Today I open a new book, a new gospel. I'm going to read a verse from the gospel of Adam: Adam Creighton of the Australian, with a new book called a new book called 'The Book of Common Sense'. For this nation and nations around the world, with regard to the arguments that you and everybody in this room have heard about whether we use nuclear power or we don't use nuclear power—thousands of words written over the last six to eight weeks in newspapers across this land. So I open the new book today: the book of common sense. One of the profits and watch keepers of this book of common sense that I open today is Adam Creighton. There are others, but there is Adam Creighton particularly in an article in the Australian today which to me says it all.
For a start, he talked about how the electoral fortunes of those in Europe, who have voted recently, seem to be changing in dramatic ways. In a biblical reflection, their voting trends are changing, and they're changing because they are people who are thinking and using the book of common sense. In France, the support for the great green movement has halved to 5.5 per cent. In Germany, support for the Greens collapsed 50 per cent, to 12 per cent from 24. In the US, support for nuclear energy for domestic power surged from 43 per cent in 2020 to 57 per cent in 2023. The number of nuclear reactors in the US, which provide around 20 per cent of the country's electricity, declined from a peak of 111 in the eighties to 93 today, but nuclear power is being embraced by the current Biden administration as the only realistic way to achieve net zero.
I am enjoying this book of common sense. France has announced it's building at least six and up to 14 new nuclear power stations in the coming years. India is building how many—18 nuclear stations by 2030. China is planning at least 100 new reactors by 2035. Yes, nuclear power stations will be expensive until the speed of production increases and local industry adjusts. State and federal governments in Australia spent around $400 billion of borrowed money during COVID for an excess deaths outcome which was scarcely different from Sweden, who spent barely anything in comparison.

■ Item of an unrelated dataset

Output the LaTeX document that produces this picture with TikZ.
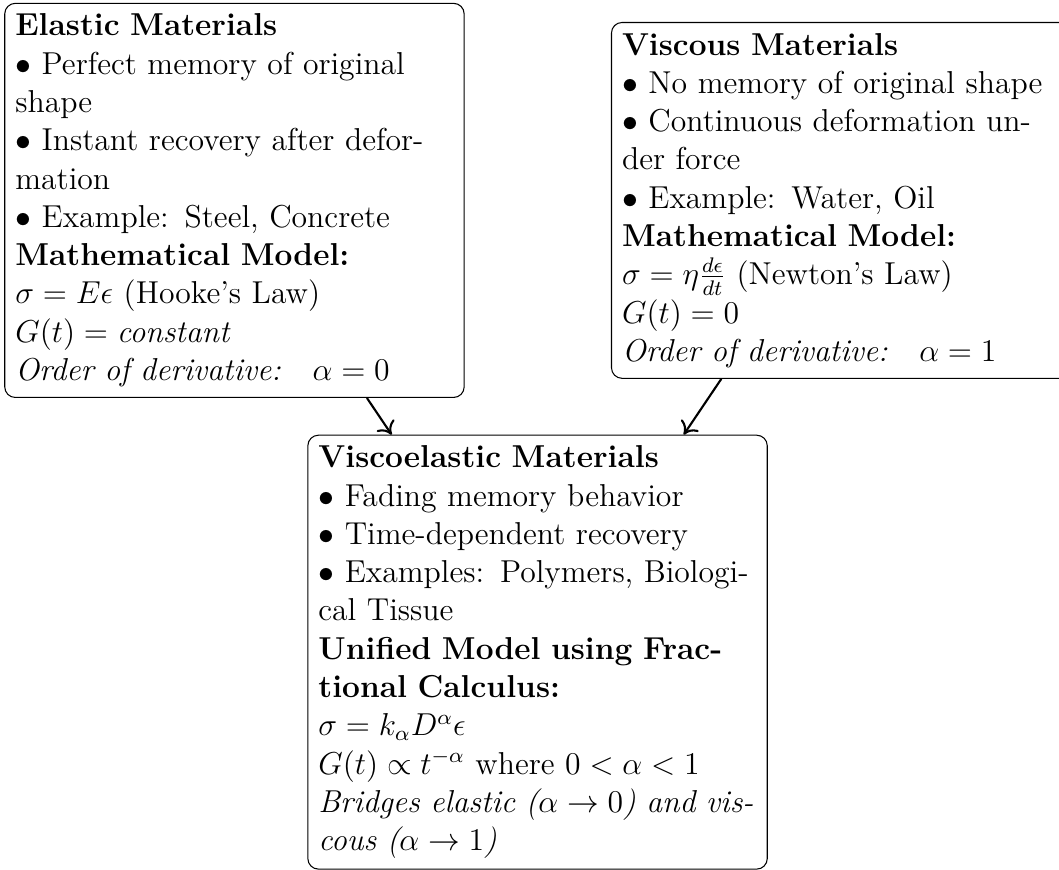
\documentclass[tikz,12pt,border=0pt]{standalone}
\usepackage{amsmath}
\usetikzlibrary{arrows.meta}
\begin{document}
\begin{tikzpicture}[
  matbox/.style={draw, rectangle, rounded corners=4pt, text width=166pt, inner sep=4pt, align=left},
  flow/.style={-{To[length=4.5pt,width=8pt]}, thick}
]
\useasboundingbox (0,0) rectangle (401.1pt,-329.5pt);
\node[matbox] (elastic) at (88.8pt,-75.9pt) {\textbf{Elastic Materials}\\
$\bullet$ Perfect memory of original shape\\
$\bullet$ Instant recovery after deformation\\
$\bullet$ Example: Steel, Concrete\\
\textbf{Mathematical Model:}\\
$\sigma = E\epsilon$ (Hooke's Law)\\
$G(t) = \textit{constant}$\\
\textit{Order of derivative:}$\quad\alpha = 0$};
\node[matbox] (viscous) at (318.6pt,-75.9pt) {\textbf{Viscous Materials}\\
$\bullet$ No memory of original shape\\
$\bullet$ Continuous deformation under force\\
$\bullet$ Example: Water, Oil\\
\textbf{Mathematical Model:}\\
$\sigma = \eta\frac{d\epsilon}{dt}$ (Newton's Law)\\
$G(t) = 0$\\
\textit{Order of derivative:}$\quad\alpha = 1$};
\node[matbox] (visco) at (203.6pt,-247pt) {\textbf{Viscoelastic Materials}\\
$\bullet$ Fading memory behavior\\
$\bullet$ Time-dependent recovery\\
$\bullet$ Examples: Polymers, Biological Tissue\\
\textbf{Unified Model using Fractional Calculus:}\\
$\sigma = k_\alpha D^\alpha \epsilon$\\
$G(t) \propto t^{-\alpha}$ where $0 < \alpha < 1$\\
\textit{Bridges elastic ($\alpha \to 0$) and vis-}\\
\textit{cous ($\alpha \to 1$)}};
\draw[flow] (elastic) -- (visco);
\draw[flow] (viscous) -- (visco);
\end{tikzpicture}
\end{document}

Yes, this book of common sense. Since 1997, fossil fuel consumption in absolute terms around the world has increased 55 per cent. Its share of the total has declined from 86 per cent to 82, down four per cent. We haven't been able to achieve that much in the grand scheme of the global energy transition. For affluent nations like ours to achieve net-zero carbon goals in international treaties that they've signed up to, they are required to commit to an annual expenditure of at least 20 per cent of GDP for decades. More than 80 million kilometres of new transmission lines across the world—the equivalent of redoing the entire global grid—would need to be built by 2040. I put to you that I have opened the book of common sense; it's not the first time you'll hear this gospel from me. I'm glad that the minister is in the room, and I hope she and her department take good account of this opening of the book of common sense.